Goal:
Set down the full listing exactly, character for character.

..............................

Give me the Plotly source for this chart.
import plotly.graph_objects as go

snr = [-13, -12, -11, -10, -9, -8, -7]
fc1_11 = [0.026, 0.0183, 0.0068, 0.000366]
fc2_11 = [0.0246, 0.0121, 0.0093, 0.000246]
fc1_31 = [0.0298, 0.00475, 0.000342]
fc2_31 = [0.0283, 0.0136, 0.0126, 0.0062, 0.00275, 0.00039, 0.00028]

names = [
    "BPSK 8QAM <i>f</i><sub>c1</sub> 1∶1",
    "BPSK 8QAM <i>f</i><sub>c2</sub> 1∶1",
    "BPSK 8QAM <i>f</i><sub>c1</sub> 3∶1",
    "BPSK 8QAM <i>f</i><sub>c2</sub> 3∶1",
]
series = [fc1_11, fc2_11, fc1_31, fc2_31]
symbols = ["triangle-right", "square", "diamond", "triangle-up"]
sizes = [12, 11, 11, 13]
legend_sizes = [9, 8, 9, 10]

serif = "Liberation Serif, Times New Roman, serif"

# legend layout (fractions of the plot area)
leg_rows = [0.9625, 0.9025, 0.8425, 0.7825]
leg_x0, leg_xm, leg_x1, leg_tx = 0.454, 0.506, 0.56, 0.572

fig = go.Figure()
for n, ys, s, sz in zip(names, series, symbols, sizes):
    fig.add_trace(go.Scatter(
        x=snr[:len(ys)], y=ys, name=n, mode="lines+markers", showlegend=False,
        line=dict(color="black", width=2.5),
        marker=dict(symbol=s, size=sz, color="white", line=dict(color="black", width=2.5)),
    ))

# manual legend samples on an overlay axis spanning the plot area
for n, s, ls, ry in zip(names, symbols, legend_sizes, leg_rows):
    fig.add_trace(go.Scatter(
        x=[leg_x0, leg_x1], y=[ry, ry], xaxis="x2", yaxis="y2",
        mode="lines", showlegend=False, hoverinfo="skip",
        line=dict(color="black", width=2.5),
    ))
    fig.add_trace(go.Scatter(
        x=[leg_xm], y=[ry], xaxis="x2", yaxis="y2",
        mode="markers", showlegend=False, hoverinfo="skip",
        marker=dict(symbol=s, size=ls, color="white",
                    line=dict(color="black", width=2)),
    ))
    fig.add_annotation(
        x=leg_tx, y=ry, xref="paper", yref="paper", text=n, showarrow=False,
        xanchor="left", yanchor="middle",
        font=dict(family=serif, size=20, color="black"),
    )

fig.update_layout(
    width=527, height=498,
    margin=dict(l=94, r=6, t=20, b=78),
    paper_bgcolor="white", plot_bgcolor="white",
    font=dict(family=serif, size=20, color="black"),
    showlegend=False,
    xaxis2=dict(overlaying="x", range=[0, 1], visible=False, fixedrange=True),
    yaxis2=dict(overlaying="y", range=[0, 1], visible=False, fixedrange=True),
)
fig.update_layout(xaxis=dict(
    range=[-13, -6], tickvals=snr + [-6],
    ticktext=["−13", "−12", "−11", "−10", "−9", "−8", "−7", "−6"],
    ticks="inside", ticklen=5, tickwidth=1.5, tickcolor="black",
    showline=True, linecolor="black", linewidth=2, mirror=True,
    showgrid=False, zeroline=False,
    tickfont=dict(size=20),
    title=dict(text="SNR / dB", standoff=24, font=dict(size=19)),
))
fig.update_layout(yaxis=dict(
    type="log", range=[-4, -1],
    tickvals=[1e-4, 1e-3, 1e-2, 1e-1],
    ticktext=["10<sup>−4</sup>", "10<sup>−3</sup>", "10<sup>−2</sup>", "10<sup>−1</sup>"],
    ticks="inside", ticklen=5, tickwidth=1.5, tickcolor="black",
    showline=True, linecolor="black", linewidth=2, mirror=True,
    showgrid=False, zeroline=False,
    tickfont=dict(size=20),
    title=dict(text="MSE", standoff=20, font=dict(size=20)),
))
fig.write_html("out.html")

..............................

Exercise result:
Give me the Plotly source for this chart.
import plotly.graph_objects as go

snr = [-13, -12, -11, -10, -9, -8, -7]
fc1_11 = [0.026, 0.0183, 0.0068, 0.000366]
fc2_11 = [0.0246, 0.0121, 0.0093, 0.000246]
fc1_31 = [0.0298, 0.00475, 0.000342]
fc2_31 = [0.0283, 0.0136, 0.0126, 0.0062, 0.00275, 0.00039, 0.00028]

names = [
    "BPSK 8QAM <i>f</i><sub>c1</sub> 1∶1",
    "BPSK 8QAM <i>f</i><sub>c2</sub> 1∶1",
    "BPSK 8QAM <i>f</i><sub>c1</sub> 3∶1",
    "BPSK 8QAM <i>f</i><sub>c2</sub> 3∶1",
]
series = [fc1_11, fc2_11, fc1_31, fc2_31]
symbols = ["triangle-right", "square", "diamond", "triangle-up"]
sizes = [12, 11, 11, 13]
legend_sizes = [9, 8, 9, 10]

serif = "Liberation Serif, Times New Roman, serif"

# legend layout (fractions of the plot area)
leg_rows = [0.9625, 0.9025, 0.8425, 0.7825]
leg_x0, leg_xm, leg_x1, leg_tx = 0.454, 0.506, 0.56, 0.572

fig = go.Figure()
for n, ys, s, sz in zip(names, series, symbols, sizes):
    fig.add_trace(go.Scatter(
        x=snr[:len(ys)], y=ys, name=n, mode="lines+markers", showlegend=False,
        line=dict(color="black", width=2.5),
        marker=dict(symbol=s, size=sz, color="white", line=dict(color="black", width=2.5)),
    ))

# manual legend samples on an overlay axis spanning the plot area
for n, s, ls, ry in zip(names, symbols, legend_sizes, leg_rows):
    fig.add_trace(go.Scatter(
        x=[leg_x0, leg_x1], y=[ry, ry], xaxis="x2", yaxis="y2",
        mode="lines", showlegend=False, hoverinfo="skip",
        line=dict(color="black", width=2.5),
    ))
    fig.add_trace(go.Scatter(
        x=[leg_xm], y=[ry], xaxis="x2", yaxis="y2",
        mode="markers", showlegend=False, hoverinfo="skip",
        marker=dict(symbol=s, size=ls, color="white",
                    line=dict(color="black", width=2)),
    ))
    fig.add_annotation(
        x=leg_tx, y=ry, xref="paper", yref="paper", text=n, showarrow=False,
        xanchor="left", yanchor="middle",
        font=dict(family=serif, size=20, color="black"),
    )

fig.update_layout(
    width=527, height=498,
    margin=dict(l=94, r=6, t=20, b=78),
    paper_bgcolor="white", plot_bgcolor="white",
    font=dict(family=serif, size=20, color="black"),
    showlegend=False,
    xaxis2=dict(overlaying="x", range=[0, 1], visible=False, fixedrange=True),
    yaxis2=dict(overlaying="y", range=[0, 1], visible=False, fixedrange=True),
)
fig.update_layout(xaxis=dict(
    range=[-13, -6], tickvals=snr + [-6],
    ticktext=["−13", "−12", "−11", "−10", "−9", "−8", "−7", "−6"],
    ticks="inside", ticklen=5, tickwidth=1.5, tickcolor="black",
    showline=True, linecolor="black", linewidth=2, mirror=True,
    showgrid=False, zeroline=False,
    tickfont=dict(size=20),
    title=dict(text="SNR / dB", standoff=24, font=dict(size=19)),
))
fig.update_layout(yaxis=dict(
    type="log", range=[-4, -1],
    tickvals=[1e-4, 1e-3, 1e-2, 1e-1],
    ticktext=["10<sup>−4</sup>", "10<sup>−3</sup>", "10<sup>−2</sup>", "10<sup>−1</sup>"],
    ticks="inside", ticklen=5, tickwidth=1.5, tickcolor="black",
    showline=True, linecolor="black", linewidth=2, mirror=True,
    showgrid=False, zeroline=False,
    tickfont=dict(size=20),
    title=dict(text="MSE", standoff=20, font=dict(size=20)),
))
fig.write_html("out.html")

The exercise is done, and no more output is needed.